Written by – Tawanda Mushweshwe

The life of a PhD candidate in archaeology is often romanticised as a chain of Indiana Jones moments, dusty adventures, dramatic discoveries, and the occasional golden idol. Anyone who has done fieldwork before or is planning to conduct one in Zimbabwe in 2026 knows better. The reality has far less to do with whip cracks and far more to do with spreadsheets, permits, logistics, and careful negotiation with the rainy season.

Mount Ziwa — part of Ziwa National Monument, Zimbabwe.

The struggle, indeed, is very real. Which raises the inevitable question: Is the juice worth the squeeze? Spoiler alert — it is. But not for the reasons people usually imagine.

The Struggle: A Masterclass in Logistics and Patience

Preparing for fieldwork in Zimbabwe is an exercise in what can only be described as extreme project management. Long before a single trowel hits the ground, you must wrestle with an administrative and logistical landscape that demands patience, precision, and perseverance.

1. The Permit Odyssey. Your first major hurdle is navigating the requirements of the National Museums and Monuments of Zimbabwe (NMMZ), headquartered in Harare. This is not a rubber‑stamp process. It requires detailed research proposals, ethical clearances (from your institution), clearly articulated methodologies, and crucially coordination with the relevant regional NMMZ offices, which hold authority over specific sites and landscapes.

2. Timing Is Everything (and So Is Everything Else). In Zimbabwe, the climate dictates your calendar. The ideal window for excavation typically falls between May and August, during the cooler, drier season. Attempt fieldwork in January and your trenches are likely to become swimming pools, courtesy of the summer rains.

Then comes the equipment. Sourcing tools and specialist gear requires advance planning and persistent follow‑ups, often complicated by limited availability, communication delays, or competing institutional demands. Add to this the challenge of assembling the right team, securing accommodation, arranging food supplies, organising transport, and managing a tight budget, and the scale of the undertaking becomes clear.

Fieldwork does not simply happen. It is built, piece by piece, brick by brick.

The Benefits: Why We Do It and Keep On Doing It

If the preparation is so gruelling, why bother? Because Zimbabwe offers some of the most profound archaeological insights on the African continent, and arguably the wider world.

1. Rewriting Global History. The majestic, terraced landscape of the Eastern Highlands where my research work is based, the fieldwork here actively dismantles colonial myths. It documents how precolonial African communities sustained themselves through highly coordinated agricultural systems, such as the terracing of the Nyanga Complex. These were not random or improvised responses to the environment, but the result of detailed ecological knowledge, social organisation, and long‑term planning.

2. Professional Resilience (the Quiet Reward). There is also a less visible payoff. If you can successfully plan and execute a two‑ or‑six‑week excavation in, at times, a remote Zimbabwean landscape; coordinating a team of ten or more people, balancing logistics and budgets, and maintaining scientific rigor under intense sun or biting cold, you leave the field with more than data.
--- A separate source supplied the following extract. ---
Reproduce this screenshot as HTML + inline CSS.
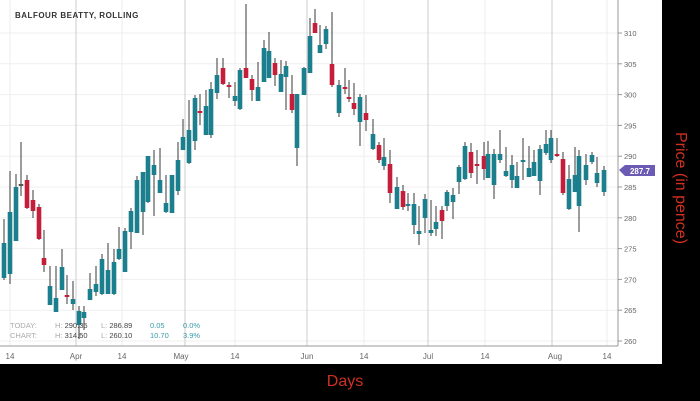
<!DOCTYPE html>
<html><head><meta charset="utf-8"><style>
body{margin:0;background:#000;width:700px;height:401px;overflow:hidden;font-family:"Liberation Sans",sans-serif}
</style></head><body>
<svg id="s" width="700" height="401" xmlns="http://www.w3.org/2000/svg" style="position:absolute;left:0;top:0">
<rect x="0" y="0" width="700" height="401" fill="#000"/>
<rect x="0" y="0" width="662" height="364" fill="#fff"/>
<g id="grid"></g>
<line x1="618" y1="0" x2="618" y2="346" stroke="#999" stroke-width="1"/>
<line x1="0" y1="346" x2="618" y2="346" stroke="#999" stroke-width="1"/>
<g id="c"></g>
<text x="15" y="18" font-size="8" font-weight="bold" fill="#333" letter-spacing="0.5">BALFOUR BEATTY, ROLLING</text>
<g font-size="7.5" fill="#aaa">
<text x="10" y="328">TODAY:</text><text x="10" y="338">CHART:</text>
<text x="55" y="328">H: <tspan fill="#444">290.35</tspan></text><text x="55" y="338">H: <tspan fill="#444">314.50</tspan></text>
<text x="101" y="328">L: <tspan fill="#444">286.89</tspan></text><text x="101" y="338">L: <tspan fill="#444">260.10</tspan></text>
<text x="150" y="328" fill="#3a9aa8">0.05</text><text x="150" y="338" fill="#3a9aa8">10.70</text>
<text x="183" y="328" fill="#3a9aa8">0.0%</text><text x="183" y="338" fill="#3a9aa8">3.9%</text>
</g>
<g font-size="8" fill="#666" text-anchor="middle">
<text x="10" y="359">14</text><text x="76" y="359">Apr</text><text x="122" y="359">14</text><text x="181" y="359">May</text><text x="235" y="359">14</text><text x="307" y="359">Jun</text><text x="364" y="359">14</text><text x="428" y="359">Jul</text><text x="485" y="359">14</text><text x="555" y="359">Aug</text><text x="607" y="359">14</text>
</g>
<g id="yl" font-size="7.5" fill="#666"></g>
<polygon points="619,170 625,165 655,165 655,176 625,176" fill="#6b5bb5"/>
<text x="640" y="174" font-size="8" font-weight="bold" fill="#fff" text-anchor="middle">287.7</text>
<text x="345" y="386" font-size="16" fill="#d03020" text-anchor="middle">Days</text>
<text transform="translate(676,188) rotate(90)" font-size="16" fill="#d03020" text-anchor="middle">Price (in pence)</text>
</svg>
<script>
var ns="http://www.w3.org/2000/svg";
function el(p,t,a){var e=document.createElementNS(ns,t);for(var k in a)e.setAttribute(k,a[k]);p.appendChild(e);return e;}
var g=document.getElementById("grid"),yl=document.getElementById("yl");
for(var p=260;p<=310;p+=5){var y=33+(310-p)*6.16;el(g,"line",{x1:0,x2:618,y1:y,y2:y,stroke:"#efefef"});el(g,"line",{x1:618,x2:622,y1:y,y2:y,stroke:"#999"});var t=el(yl,"text",{x:624,y:y+3});t.textContent=p;}
[76,185,307,428,552].forEach(function(x){el(g,"line",{x1:x,x2:x,y1:0,y2:346,stroke:"#ccc"});});
[10,122,235,364,485,607].forEach(function(x){el(g,"line",{x1:x,x2:x,y1:0,y2:346,stroke:"#eee"});});
var d=[[4,219,280,243,278,0],[10,171,284,212,274,0],[16,174,241,187,241,0],[21,142,196,184,186,2],[27,175,209,180,208,1],[33,190,218,200,211,1],[39,204,240,207,239,1],[44,230,272,258,265,1],[50,266,305,286,305,0],[56,266,312,298,312,0],[62,249,290,267,290,0],[67,275,304,295,297,1],[73,281,310,299,304,0],[79,306,339,311,325,0],[84,306,330,312,318,0],[90,273,300,289,300,0],[96,266,296,284,292,0],[102,254,295,259,294,0],[108,243,294,270,294,0],[114,249,295,262,294,0],[119,227,260,249,259,0],[125,228,272,231,272,0],[131,208,249,211,232,0],[137,176,231,180,233,0],[143,172,235,172,212,0],[148,156,203,156,202,0],[154,150,216,165,175,0],[160,148,193,180,193,0],[166,175,213,203,212,0],[172,175,213,175,213,0],[178,142,195,160,191,0],[183,119,150,137,150,0],[189,100,164,130,163,0],[195,95,150,98,141,0],[200,94,125,111,113,1],[206,90,132,106,135,0],[211,82,138,89,135,0],[217,58,99,75,93,0],[223,58,85,68,84,1],[229,82,98,85,87,1],[235,82,106,96,101,0],[240,68,110,70,109,0],[246,4,78,68,78,1],[252,75,101,79,90,1],[258,62,100,87,101,0],[264,40,82,48,82,0],[269,32,78,51,78,0],[275,58,86,63,75,1],[281,60,92,74,92,0],[286,61,110,66,77,0],[292,75,113,94,110,1],[297,94,166,94,148,0],[304,67,95,68,95,0],[310,18,73,36,73,0],[315,9,33,23,33,1],[320,25,52,45,53,0],[326,26,49,29,44,0],[332,12,87,64,85,1],[339,80,117,85,113,0],[345,68,94,87,89,1],[349,80,102,97,99,1],[354,83,115,103,109,1],[360,94,146,97,122,0],[366,95,131,113,120,1],[373,119,150,134,149,0],[379,142,163,145,160,1],[384,138,170,157,166,0],[390,150,203,164,193,1],[397,177,209,187,209,0],[403,185,210,191,207,1],[408,193,211,204,206,0],[414,193,234,204,225,0],[419,206,245,231,234,0],[425,194,233,199,218,0],[431,200,236,230,233,0],[436,206,236,222,229,0],[442,206,239,210,221,1],[447,190,211,192,206,0],[453,188,219,195,202,0],[459,165,194,167,182,0],[465,142,180,146,179,0],[471,143,178,152,173,1],[477,150,184,164,166,1],[484,142,180,156,169,1],[488,141,178,154,178,0],[494,149,199,154,185,0],[500,130,163,154,160,0],[506,147,177,171,176,0],[512,155,188,165,180,0],[517,162,182,176,188,0],[523,138,180,160,162,0],[529,146,177,168,177,0],[534,150,176,162,176,0],[540,145,195,149,181,0],[546,130,155,144,153,0],[551,130,163,138,160,0],[557,138,157,154,156,1],[563,152,195,159,193,1],[569,165,210,179,209,0],[575,147,192,175,192,0],[579,150,232,156,206,0],[586,154,185,165,180,0],[592,152,164,155,162,0],[597,157,187,173,183,0],[604,166,196,170,192,0]];
var c=document.getElementById("c"),cols=["#1b7f8d","#c41e3a","#555"];
d.forEach(function(k){el(c,"line",{x1:k[0],x2:k[0],y1:k[1],y2:k[2],stroke:"#3a3a3a","stroke-width":1});var h=Math.max(2,k[4]-k[3]);el(c,"rect",{x:k[0]-2.3,y:k[3],width:4.6,height:h,fill:cols[k[5]]});});
</script>
</body></html>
You leave with resilience.

The so‑called soft skills of PhD fieldwork: problem‑solving, leadership, adaptability, endurance, become some of your hardest professional assets. After that, very little in academia (or beyond it) feels unmanageable.

The Bottom Line

The road to the field is paved with paperwork and potholes. But when you finally stand on-site at sunset or sunrise, looking over a landscape that holds a thousand years of both told and untold stories, the struggle fades. You are no longer  just a student; you are a bridge between Zimbabwe’s vibrant past and its future.

So, is the juice worth the squeeze? Absolutely! But not because it is easy. Because it matters.